U.S. Rep. Joseph Courtney met with state officials and shellfish farmers in Noank Thursday to promote legislation that would allow shellfish growers to apply for grants to market their products.
A law passed in 2004 provides grants to help market specialty crops, but excludes shellfish farmers.
The proposed legislation, called the Shellfish Marketing Assistance Fairness Act, would add the farmers to the list so they can compete with growers of other crops such as vegetables, fruits and nursery plants.
“This bill will help us tremendously,” said Karen Rivara, secretary of the Noank Aquaculture Cooperative, which has ten members who raise mostly oysters. “It’s hard for us to have the money to market our product.”

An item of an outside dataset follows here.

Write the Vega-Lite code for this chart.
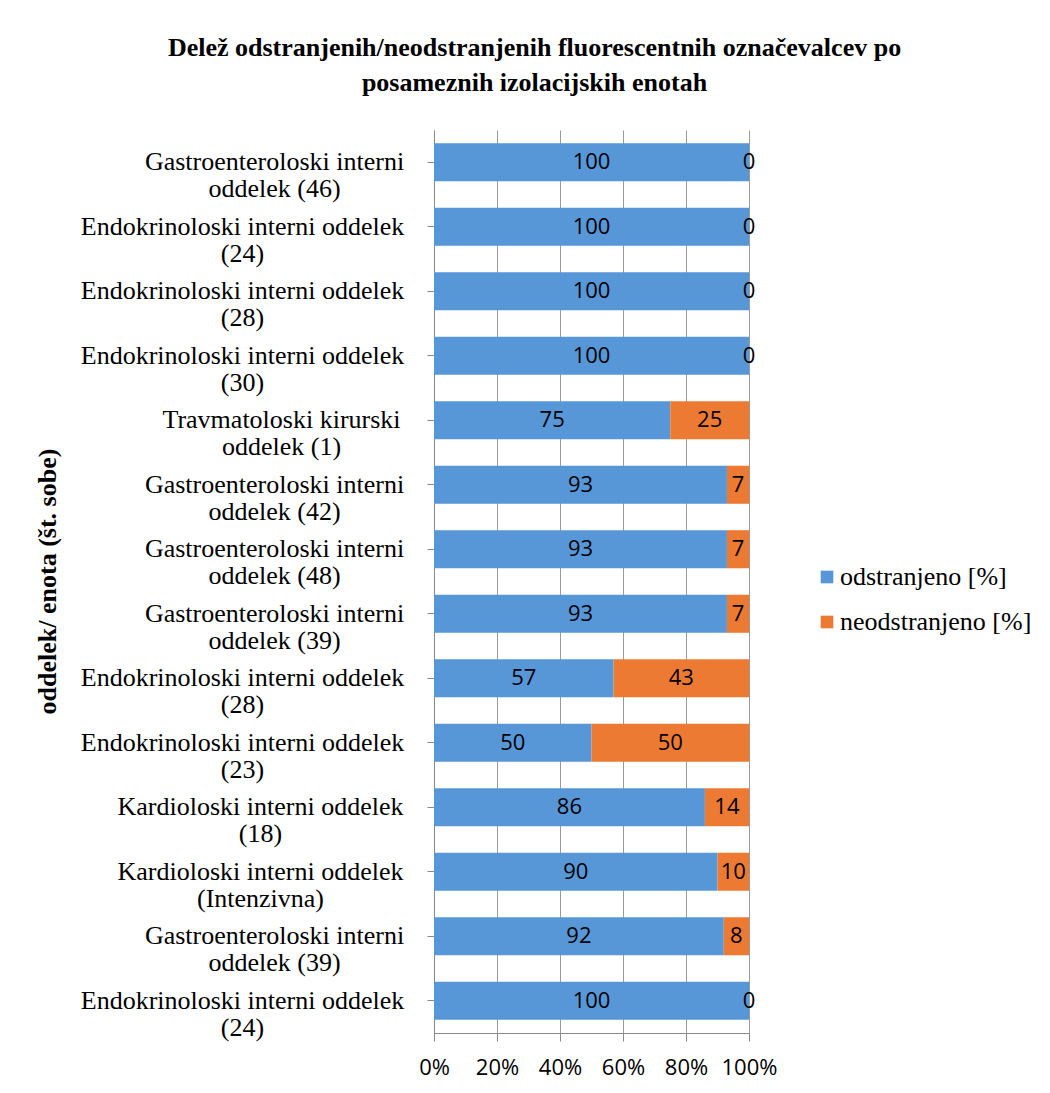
{
  "$schema": "https://vega.github.io/schema/vega-lite/v6.json",
  "autosize": {"type": "none"},
  "padding": {"left": 434, "top": 130, "right": 301, "bottom": 60},
  "width": 315,
  "height": 903,
  "background": "white",
  "title": {
    "text": ["Delež odstranjenih/neodstranjenih fluorescentnih označevalcev po", "posameznih izolacijskih enotah"],
    "font": "Liberation Serif",
    "fontSize": 26,
    "fontWeight": "bold",
    "color": "black",
    "lineHeight": 35,
    "anchor": "middle",
    "frame": "group",
    "dx": -57,
    "offset": 34
  },
  "data": {
    "values": [
      {"unit": "Gastroenteroloski interni oddelek (46) #1", "odstranjeno": 100, "neodstranjeno": 0},
      {"unit": "Endokrinoloski interni oddelek (24) #2", "odstranjeno": 100, "neodstranjeno": 0},
      {"unit": "Endokrinoloski interni oddelek (28) #3", "odstranjeno": 100, "neodstranjeno": 0},
      {"unit": "Endokrinoloski interni oddelek (30) #4", "odstranjeno": 100, "neodstranjeno": 0},
      {"unit": "Travmatoloski kirurski oddelek (1) #5", "odstranjeno": 75, "neodstranjeno": 25},
      {"unit": "Gastroenteroloski interni oddelek (42) #6", "odstranjeno": 93, "neodstranjeno": 7},
      {"unit": "Gastroenteroloski interni oddelek (48) #7", "odstranjeno": 93, "neodstranjeno": 7},
      {"unit": "Gastroenteroloski interni oddelek (39) #8", "odstranjeno": 93, "neodstranjeno": 7},
      {"unit": "Endokrinoloski interni oddelek (28) #9", "odstranjeno": 57, "neodstranjeno": 43},
      {"unit": "Endokrinoloski interni oddelek (23) #10", "odstranjeno": 50, "neodstranjeno": 50},
      {"unit": "Kardioloski interni oddelek (18) #11", "odstranjeno": 86, "neodstranjeno": 14},
      {"unit": "Kardioloski interni oddelek (Intenzivna) #12", "odstranjeno": 90, "neodstranjeno": 10},
      {"unit": "Gastroenteroloski interni oddelek (39) #13", "odstranjeno": 92, "neodstranjeno": 8},
      {"unit": "Endokrinoloski interni oddelek (24) #14", "odstranjeno": 100, "neodstranjeno": 0}
    ]
  },
  "transform": [
    {"fold": ["odstranjeno", "neodstranjeno"], "as": ["serija", "delez"]},
    {"stack": "delez", "groupby": ["unit"], "sort": [{"field": "serija", "order": "descending"}], "as": ["s0", "s1"]}
  ],
  "layer": [
    {
      "mark": {"type": "bar"},
      "encoding": {
        "y": {
          "field": "unit",
          "type": "nominal",
          "sort": null,
          "scale": {"paddingInner": 0.41, "paddingOuter": 0.205},
          "axis": {
            "title": "oddelek/ enota (št. sobe)",
            "titleFont": "Liberation Serif",
            "titleFontSize": 26,
            "titleFontWeight": "bold",
            "titleColor": "black",
            "titleX": -374,
            "titleY": 451,
            "labelExpr": "(indexof(datum.value,'Gastro')===0 || indexof(datum.value,'Travm')===0) ? [join(slice(split(split(datum.value,' #')[0],' '),0,2),' '), join(slice(split(split(datum.value,' #')[0],' '),2),' ')] : [join(slice(split(split(datum.value,' #')[0],' '),0,3),' '), join(slice(split(split(datum.value,' #')[0],' '),3),' ')]",
            "labelFont": "Liberation Serif",
            "labelFontSize": 26,
            "labelColor": "black",
            "labelAlign": "center",
            "labelBaseline": "middle",
            "labelLineHeight": 27,
            "labelLimit": 0,
            "labelPadding": {
              "condition": [
                {"test": "indexof(datum.value,'Endokrin')===0", "value": 185},
                {"test": "indexof(datum.value,'Travm')===0", "value": 146},
                {"test": "indexof(datum.value,'Kardio')===0", "value": 167}
              ],
              "value": 153
            },
            "tickSize": 7,
            "tickColor": "#888888",
            "domainColor": "#888888",
            "grid": false
          }
        },
        "x": {
          "field": "s1",
          "type": "quantitative",
          "scale": {"domain": [0, 100], "nice": false},
          "axis": {
            "title": null,
            "values": [0, 20, 40, 60, 80, 100],
            "labelExpr": "datum.value + '%'",
            "labelFont": "Open Sans",
            "labelFontSize": 22,
            "labelColor": "black",
            "labelPadding": 16,
            "labelOverlap": false,
            "labelFlush": false,
            "tickSize": 8,
            "tickColor": "#888888",
            "domainColor": "#888888",
            "grid": true,
            "gridColor": "#9a9a9a"
          }
        },
        "x2": {"field": "s0"},
        "color": {
          "field": "serija",
          "type": "nominal",
          "scale": {"domain": ["odstranjeno", "neodstranjeno"], "range": ["#5797d8", "#ec7a33"]},
          "legend": {
            "title": null,
            "orient": "none",
            "legendX": 380,
            "legendY": 434,
            "symbolType": "square",
            "symbolSize": 160,
            "symbolStrokeWidth": 0,
            "labelExpr": "datum.label + ' [%]'",
            "labelFont": "Liberation Serif",
            "labelFontSize": 26,
            "labelColor": "black",
            "labelOffset": 0,
            "labelLimit": 0,
            "rowPadding": 19
          }
        }
      }
    },
    {
      "transform": [{"fold": ["s0", "s1"], "as": ["rob", "pos"]}],
      "mark": {"type": "text", "font": "Open Sans", "fontSize": 22, "color": "black", "baseline": "middle", "align": "center"},
      "encoding": {
        "y": {"field": "unit", "type": "nominal", "sort": null},
        "x": {"field": "pos", "type": "quantitative", "aggregate": "mean"},
        "detail": {"field": "serija", "type": "nominal"},
        "text": {"field": "delez", "type": "quantitative", "aggregate": "max"}
      }
    }
  ],
  "config": {
    "view": {"stroke": null},
    "legend": {"labelFont": "Liberation Serif"}
  }
}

Connecticut has received about $1.2 million through the marketing program since 2006, and expects to receive another $400,000 this summer, said Connecticut Department of Agriculture Commissioner Steven K. Reviczky. The goal is to further an industry as a whole, rather than benefit individual farmers, he said.
Courtney said the bill would not cost additional money, but would divide what is available more fairly.
“It is not about creating new spending. It just means there is going to be a new allocation of how the funding is shared,” he said.
Grants of $75,000 per project are available on a competitive basis, and are geared toward associations and cooperatives.
Steve Plant, an oyster farmer and member of the Noank cooperative, said about six oysters farmers in Groton produce about 500,000 to 600,000 oysters per year. He said money from the grant program could be used to educate the public.
“A lot of this money I think could go toward educating consumers about the quality of the product and the environmental benefit,” he said.
Every adult oyster filters 20 liters of water a day, removing algae from the water, an environmental issue in Long Island Sound. Plant said there is also a misconception that eating raw shellfish is riskier than eating cooked chicken, for instance. He said this is not the case.
Groton’s Shellfish Commission Chairman Ed Martin said recreational shell fishing is also a significant activity in town. The commission sells 2,000 shellfish permits per year.
Groups including the East Coast Shellfish Growers Association, CT Seafood Council, and U-Conn Sea Grant support the proposed legislation. Courtney said he wants the shellfish industry to have more of a voice in future farming laws.
“People really feel that this is an industry that deserves a place at the table in making sure it’s promoted,” he said.